Two types of title insurance exist:

  • Lender’s title insurance: Protects the mortgage company. Most lenders require this policy.
  • Owner’s title insurance: Protects the buyer. This is optional but strongly recommended.

Lender’s policies only cover the loan amount. If a title defect surfaces years later, the lender recovers their investment, but the buyer loses their equity. Owner’s title insurance covers the full purchase price and pays for legal defense if someone challenges the title.

How Title Insurance Differs From Other Insurance

Unlike car or health insurance, title insurance involves a one-time premium paid at closing. There are no monthly payments. The policy remains valid for as long as the owner or their heirs hold an interest in the property.

Title insurance looks backward, not forward. It covers issues that existed before the policy date but weren’t discovered. Standard policies don’t cover problems that arise after purchase, such as new liens from the buyer’s actions.

Key Steps in the Title and Escrow Process

The title and escrow process follows a predictable sequence. Understanding each step helps buyers and sellers know what to expect.

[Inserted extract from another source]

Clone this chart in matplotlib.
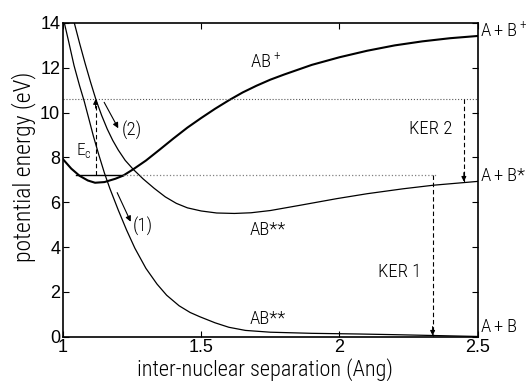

  1. Opening escrow: After the buyer and seller sign a purchase agreement, escrow opens. The buyer deposits earnest money.
  2. Title search begins: The title company examines public records for liens, judgments, and ownership history.
  3. Preliminary title report: The title company issues a report showing the current owner, existing liens, and any concerns. Both parties review this document.
  4. Resolving title issues: If problems appear, the seller typically resolves them. This might mean paying off old debts or obtaining releases from previous lienholders.
  5. Inspections and contingencies: During escrow, the buyer completes property inspections. Loan approval also happens during this phase.
  6. Signing documents: Near closing, both parties sign final paperwork. The buyer signs loan documents: the seller signs the deed.
  7. Funding and recording: The lender sends funds to escrow. Once funds clear, the escrow officer records the deed with the county.
  8. Closing escrow: The title transfers to the buyer. The seller receives their proceeds. Keys change hands.

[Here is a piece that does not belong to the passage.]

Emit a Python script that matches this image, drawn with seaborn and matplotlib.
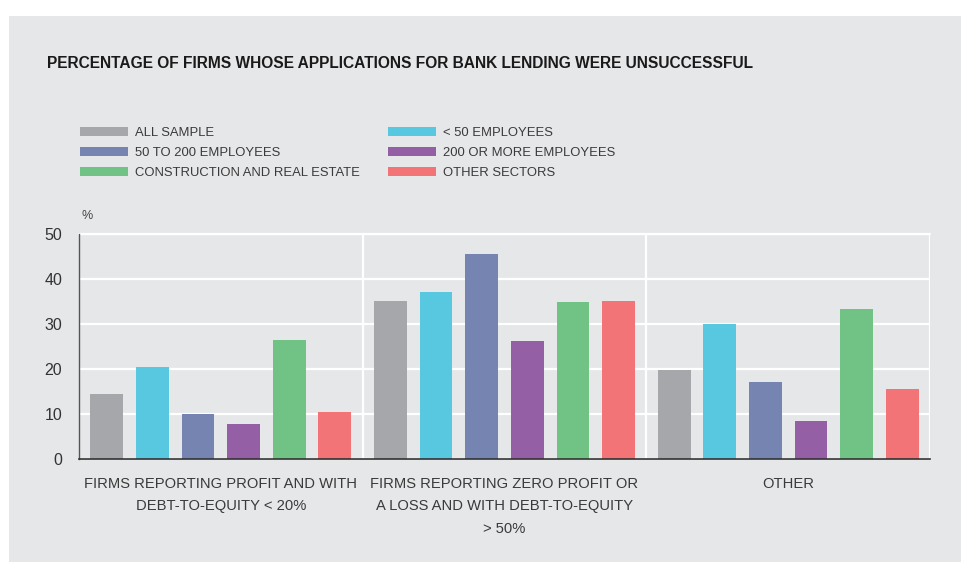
import pandas as pd
import seaborn as sns
import matplotlib.pyplot as plt
from matplotlib.patches import Rectangle, Patch

groups = [
    "FIRMS REPORTING PROFIT AND WITH\nDEBT-TO-EQUITY < 20%",
    "FIRMS REPORTING ZERO PROFIT OR\nA LOSS AND WITH DEBT-TO-EQUITY\n> 50%",
    "OTHER",
]
series = [
    "ALL SAMPLE",
    "< 50 EMPLOYEES",
    "50 TO 200 EMPLOYEES",
    "200 OR MORE EMPLOYEES",
    "CONSTRUCTION AND REAL ESTATE",
    "OTHER SECTORS",
]
all_sample = [14.5, 35.1, 19.8]
under_50 = [20.5, 37.1, 30.0]
emp_50_200 = [10.0, 45.5, 17.1]
emp_200_plus = [7.8, 26.2, 8.5]
construction = [26.5, 34.9, 33.3]
other_sectors = [10.5, 35.1, 15.6]

colors = ["#a6a7aa", "#58c7e0", "#7684b2", "#955fa5", "#71c385", "#f27476"]

values = [all_sample, under_50, emp_50_200, emp_200_plus, construction, other_sectors]
rows = []
for name, vals in zip(series, values):
    for g, v in zip(groups, vals):
        rows.append({"group": g, "series": name, "value": v})
df = pd.DataFrame(rows)

sns.set_theme(style="white")
plt.rcParams["font.family"] = ["Liberation Sans", "DejaVu Sans"]

fig = plt.figure(figsize=(9.62, 5.62), dpi=100)
fig.patch.set_facecolor("white")
bg = "#e6e7e9"
fig.patches.append(Rectangle((9 / 962, 0), 1 - 9 / 962, 1 - 16 / 562,
                             transform=fig.transFigure, facecolor=bg,
                             edgecolor="none", zorder=-10))

ax = fig.add_axes([79 / 962, 1 - 459 / 562, (930 - 79) / 962, (459 - 234) / 562])
ax.set_facecolor(bg)

sns.barplot(data=df, x="group", y="value", hue="series", order=groups,
            hue_order=series, palette=colors, width=0.965, gap=0.28,
            saturation=1, linewidth=0, edgecolor="none", legend=False,
            ax=ax, zorder=3)

ax.set_xlim(-0.5, 2.5)
ax.set_ylim(0, 50)
ax.set_yticks([0, 10, 20, 30, 40, 50])
ax.set_xlabel("")
ax.set_ylabel("")
ax.grid(axis="y", color="white", linewidth=1.6, zorder=0)
for xv in [0.5, 1.5, 2.5]:
    ax.axvline(xv, color="white", linewidth=1.6, zorder=0)
ax.axhline(50, color="white", linewidth=1.6, zorder=0, clip_on=False)

for s in ["top", "right"]:
    ax.spines[s].set_visible(False)
ax.spines["left"].set_color("#555555")
ax.spines["left"].set_linewidth(1.0)
ax.spines["bottom"].set_color("#333333")
ax.spines["bottom"].set_linewidth(1.2)
for s in ax.spines.values():
    s.set_zorder(5)

ax.tick_params(axis="y", length=0, labelsize=11.5, labelcolor="#333333", pad=12)
ax.tick_params(axis="x", length=0, labelsize=10.6, labelcolor="#3a3a3a", pad=13)
for lbl in ax.get_xticklabels():
    lbl.set_linespacing(1.75)
    lbl.set_verticalalignment("top")

fig.text(82 / 962, 1 - 216 / 562, "%", fontsize=9, color="#444444",
         va="center", ha="left")

fig.text(47 / 962, 1 - 64 / 562,
         "PERCENTAGE OF FIRMS WHOSE APPLICATIONS FOR BANK LENDING WERE UNSUCCESSFUL",
         fontsize=11.2, fontweight="bold", color="#1a1a1a", va="center", ha="left")

handles = [Patch(facecolor=c, edgecolor="none") for c in colors]
order = [0, 2, 4, 1, 3, 5]
leg = fig.legend([handles[i] for i in order], [series[i] for i in order],
                 ncol=2, loc="upper left", bbox_to_anchor=(76 / 962, 1 - 123 / 562),
                 frameon=False, fontsize=9.4, handlelength=3.7, handleheight=0.75,
                 handletextpad=0.55, columnspacing=2.1, labelspacing=0.58,
                 borderaxespad=0, borderpad=0.3)
for t in leg.get_texts():
    t.set_color("#3a3a3a")

fig.savefig("out.png", dpi=100, facecolor=fig.get_facecolor())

This title and escrow process typically takes 30 to 45 days for financed purchases. Cash deals can close faster.

Common Title and Escrow Costs to Expect

Title and escrow services come with fees. Buyers and sellers should budget for these costs, which vary by location and property value.

Title-Related Costs

  • Title search fee: Ranges from $75 to $200. Covers the cost of examining public records.
  • Title insurance (lender’s policy): Usually 0.5% to 1% of the loan amount.
  • Title insurance (owner’s policy): Typically 0.5% to 1% of the purchase price. Some areas offer discounts when buying both policies together.

Escrow-Related Costs

  • Escrow fee: Often split between buyer and seller. Ranges from $500 to $2,000 depending on the transaction size.
  • Document preparation: Fees for drafting deeds and other legal documents. Expect $50 to $150.
  • Notary fees: Small charges for notarizing signatures, usually under $50.
  • Recording fees: Government charges to record the deed and mortgage. Typically $50 to $250.

Who Pays What?

Customs vary by state and region. In some areas, sellers pay for owner’s title insurance. In others, buyers cover it. The purchase agreement specifies who pays which costs. Everything is negotiable.

Total title and escrow costs often run between 1% and 3% of the purchase price. First-time buyers should request a loan estimate early. This document breaks down expected costs.